You know that thing where a friend asks you what superpower you’d most want to have? Then you say something like, “Flying,” and your friend looks aghast and says, “Seriously, flying? Invisibility is way better than that.” And then maybe someone else suggests that mind-reading would be cool, or super-strength, or super-speed. Or maybe it’s just you two, arguing over “flying” versus “Invisibility” for days.
I admit it. I always love that conversation. I love hearing why people want the powers they want, and I even like the way we all get indignant over the suggestion that the power we want isn’t actually the best. In the end, of course, it doesn’t matter. No one flies. No one turns invisible. The laws of physics still hold sway.
But even within the constraints of our merely mortal reality, I believe that superpowers exist, and I’m more and more convinced that love—our ability to give and receive it—is the most useful superpower of all. It lies at the center of our most meaningful acts. It connects us to each other and to our planet. It fuels our best work and our bravest art. In the final moments of our lives, how well we loved will be the measure of how well we lived. And all love begins with self-love.

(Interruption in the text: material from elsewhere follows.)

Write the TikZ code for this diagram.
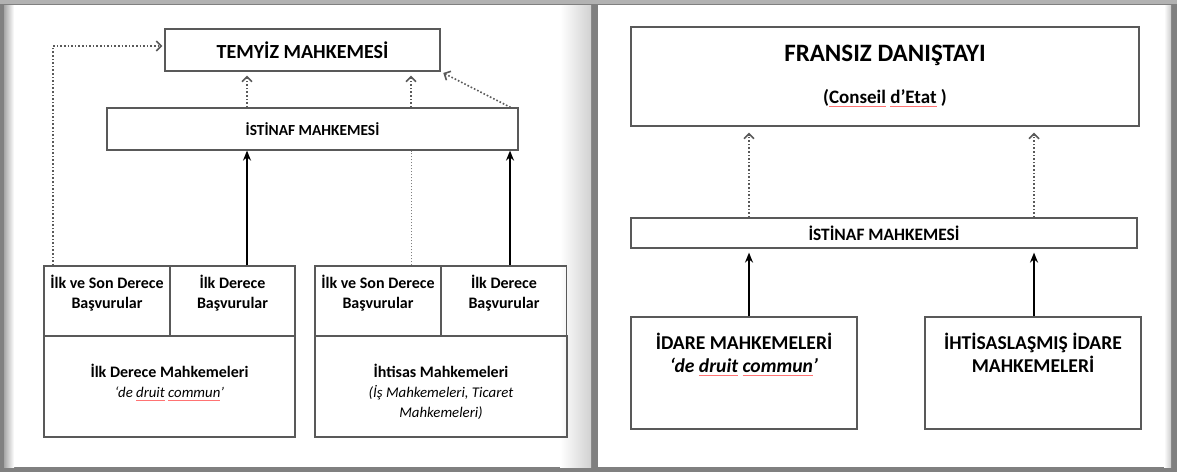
\documentclass[tikz,border=0pt]{standalone}
\usepackage{fontspec}
\setmainfont{Carlito}
\usetikzlibrary{arrows.meta,positioning}

\newcommand\buyukyazi{\fontsize{10}{12}\selectfont\bfseries}
\newcommand\basyazi{\fontsize{12.5}{15}\selectfont\bfseries}
\newcommand\ortayazi{\fontsize{9.8}{11.5}\selectfont\bfseries}
\newcommand\kucukyazi{\fontsize{7.4}{10}\selectfont}
\newcommand\kalinyazi[1]{{\fontsize{8}{10}\selectfont\bfseries #1}}
\newcommand\yanlis[1]{\textcolor{red!55}{\underline{\textcolor{black}{#1}}}}

\tikzset{
  kutu/.style={draw=black!65, line width=.6pt, inner sep=0pt},
  yazi/.style={align=center, inner sep=0pt},
  ok/.style={-{Stealth[length=5pt,width=4pt]}, line width=1pt},
  noktali/.style={densely dotted, line width=.8pt, black!65,
    -{Straight Barb[length=2.5pt,width=5pt]}},
}

\begin{document}
\begin{tikzpicture}[x=.5pt,y=-.5pt]
	% Zemin
	\fill[black!50] (0,0) rectangle (1177,472);
	\fill[black!30] (0,0) rectangle (1177,4);
	\fill[white] (4,5) rectangle (591,467);
	\shade[left color=black!35, right color=white] (4,5) rectangle (14,467);
	\shade[left color=white, right color=black!18] (560,5) rectangle (591,467);
	\fill[white] (598,5) rectangle (1171,467);
	\shade[left color=white, right color=black!20] (1164,5) rectangle (1171,467);
	
	% Sol sayfa: kutular
	\node[kutu, minimum width=137.5pt, minimum height=21pt, font=\buyukyazi] (temyiz) at (302.5,50) {TEMYİZ MAHKEMESİ};
	\node[kutu, minimum width=205.5pt, minimum height=21pt, font=\fontsize{7.7}{9}\selectfont\bfseries] (istinafA) at (312.5,129) {İSTİNAF MAHKEMESİ};
	
	\node[kutu, minimum width=63pt, minimum height=35pt] (ilkson1) at (107,301) {};
	\node[kutu, minimum width=62.5pt, minimum height=35pt] (ilkder1) at (232.5,301) {};
	\node[kutu, minimum width=125.5pt, minimum height=50.5pt] (mahk1) at (169.5,386.5) {};
	\node[kutu, minimum width=63pt, minimum height=35pt] (ilkson2) at (378,301) {};
	\node[kutu, minimum width=62.5pt, minimum height=35pt] (ilkder2) at (504,301) {};
	\node[kutu, minimum width=126pt, minimum height=50.5pt] (mahk2) at (441,386.5) {};
	
	\tikzset{basvuru/.style={yazi, font=\fontsize{8}{10}\selectfont\bfseries}}
	\node[basvuru, below=4.5pt of ilkson1.north] (ilkson1y) {İlk ve Son Derece\\Başvurular};
	\node[basvuru, below=4.5pt of ilkder1.north] (ilkder1y) {İlk Derece\\Başvurular};
	\node[basvuru, below=4.5pt of ilkson2.north] (ilkson2y) {İlk ve Son Derece\\Başvurular};
	\node[basvuru, below=4.5pt of ilkder2.north] (ilkder2y) {İlk Derece\\Başvurular};
	\node[yazi, font=\kucukyazi, below=14pt of mahk1.north] (mahk1y) {\kalinyazi{İlk Derece Mahkemeleri}\\\textit{‘de \yanlis{druit} \yanlis{commun}’}};
	\node[yazi, font=\kucukyazi, below=14pt of mahk2.north] (mahk2y) {\kalinyazi{İhtisas Mahkemeleri}\\\textit{(İş Mahkemeleri, Ticaret}\\\textit{Mahkemeleri)}};
	
	% Sol sayfa: oklar
	\coordinate (solkose) at (53,46);
	\coordinate (kol1) at (247,0);
	\coordinate (kol2) at (411,0);
	\coordinate (kol3) at (510,0);
	\draw[noktali, shorten >=1pt] (ilkson1.north -| solkose) -- (solkose) -- (solkose -| temyiz.west);
	\draw[noktali, shorten >=2pt] (istinafA.north -| kol1) -- (temyiz.south -| kol1);
	\draw[noktali, shorten >=2pt] (istinafA.north -| kol2) -- (temyiz.south -| kol2);
	\draw[noktali, shorten >=1.5pt] ([xshift=-4pt]istinafA.north east) -- (temyiz.south east);
	\draw[densely dotted, black!50, line width=.5pt] (ilkson2.north -| kol2) -- (istinafA.south -| kol2);
	\draw[ok] (ilkder1.north -| kol1) -- (istinafA.south -| kol1);
	\draw[ok] (ilkder2.north -| kol3) -- (istinafA.south -| kol3);
	
	% Sag sayfa: kutular
	\node[kutu, minimum width=254pt, minimum height=49.5pt, align=center] (fransiz) at (885,76.5) {\basyazi FRANSIZ DANIŞTAYI\\[9pt]\fontsize{9.5}{11}\selectfont\bfseries(\yanlis{Conseil} \yanlis{d’Etat} )};
	\node[kutu, minimum width=253pt, minimum height=15pt, font=\fontsize{8.7}{10}\selectfont\bfseries] (istinafB) at (884,233) {İSTİNAF MAHKEMESİ};
	\node[kutu, minimum width=113pt, minimum height=56pt] (idare) at (744,373) {};
	\node[kutu, minimum width=108pt, minimum height=56pt] (ihtisas) at (1033,373) {};
	\node[yazi, font=\ortayazi, below=8pt of idare.north] (idarey) {İDARE MAHKEMELERİ\\\textit{‘de \yanlis{druit} \yanlis{commun}’}};
	\node[yazi, font=\ortayazi, below=8pt of ihtisas.north] (ihtisasy) {İHTİSASLAŞMIŞ İDARE\\MAHKEMELERİ};
	
	% Sag sayfa: oklar
	\coordinate (kol4) at (749,0);
	\coordinate (kol5) at (1034,0);
	\draw[noktali, shorten >=3pt] (istinafB.north -| kol4) -- (fransiz.south -| kol4);
	\draw[noktali, shorten >=3pt] (istinafB.north -| kol5) -- (fransiz.south -| kol5);
	\draw[ok, shorten >=2pt] (idare.north -| kol4) -- (istinafB.south -| kol4);
	\draw[ok, shorten >=2pt] (ihtisas.north -| kol5) -- (istinafB.south -| kol5);
\end{tikzpicture}
\end{document}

Self-love (or its lack in our lives) affects everything from our health, to our choice of work and mate. Armed with self-love, we’re less likely to act in self-sabotaging ways or to audition for the love and attention of others. Rather we expect to be happy, to live fulfilled lives with people who care about us. When we accept and value ourselves, we move differently in the world. We stop comparing ourselves to others. We speak up, confident in the value of our voices. We stop worrying about whether we fit in, and focus instead on living happier, more meaningful lives.
So, if self-love is such a great (and achievable) superpower, why aren’t more of us busy trying to master it?
There are many reasons. First, we’re busy. We have bills to pay and schedules to maintain. We have people who depend on us; if something has to fall off our plate, it is the path of least resistance to make sure that something is ourselves.
Second, we know ourselves really well. We know when we fall short of our own expectations. We know when we let fear stop us from leaping. We know when we’re making excuses, when our thoughts are less than generous, when we haven’t put forth our best effort. We know, and we judge. That thing about all of us being our own worst critic? It’s true. And we can be quite brutal in our own condemnation; we would never talk to other people the way we all too often talk to ourselves.
Third, and maybe this one is the hardest to fix, our society doesn’t really value self-love. We talk a good game, but in truth, we value busy-ness. Say no to someone because your life is so full there’s no more white space on the calendar, and we will understand. We’ll applaud your obviously productive life. Say no because you’re carving out time for your passion, your art, or just your own personal space, and suddenly you’re on the defensive. As a society, we understand your obligations far better than we do your personal evolution.
But self-love is so critical to our health and wellbeing, I believe it’s worth the effort it takes to make it a practice. Like yoga or meditation, I believe self-love is a not only a way of being, but a skill we can learn through daily practice. The actions don’t have to big. You don’t have to go on a pilgrimage or treat yourself to a spa weekend. Every time you engage yourself creatively, it’s an act of self-love. Every time you take a minute to be playful or delighted, it’s an act of self-love. Every time you follow your curiosity, or choose to forgive yourself, or let go of some ill-fitting old story that no longer suits you, it’s an act of self-love.
Want to get started? Here are three self-love suggestions that are fun, fulfilling, and easily incorporated into your day:
Instead of heading to the local deli or cafeteria for lunch, go to a park; read a book, shoot some hoops, lie on the grass under a tree. Ride your grocery cart back to the stall. Perform a random act of kindness. Play hooky. Go barefoot. Break a routine. Surprise yourself.
It doesn’t really matter what you create. Make art out of discarded things. Build the perfect pizza. Write a poem. Compose a song. Construct a city out of playing cards. Make up a new cocktail and name it after yourself. Engaging creatively is a like a full-body workout for the soul.
Let go of something
Whether it’s a limiting belief, a toxic relationship, an old guilt, or maybe a goal you’re no longer interested in achieving, there is no faster way to lose weight, then to let go of your own useless baggage. I find burning ceremonies are helpful. Write down on a piece of paper the thing you’re letting go of. Use tongs to hold it over a flame until it catches fire, then watch it burn. Try to feel it inside you, the space that gets created as you watch this thing that no longer serves you literally turn to ashes and disappear. (No worries if burning ceremonies aren’t your thing. All that’s required is your conscious decision to Let. It. Go.)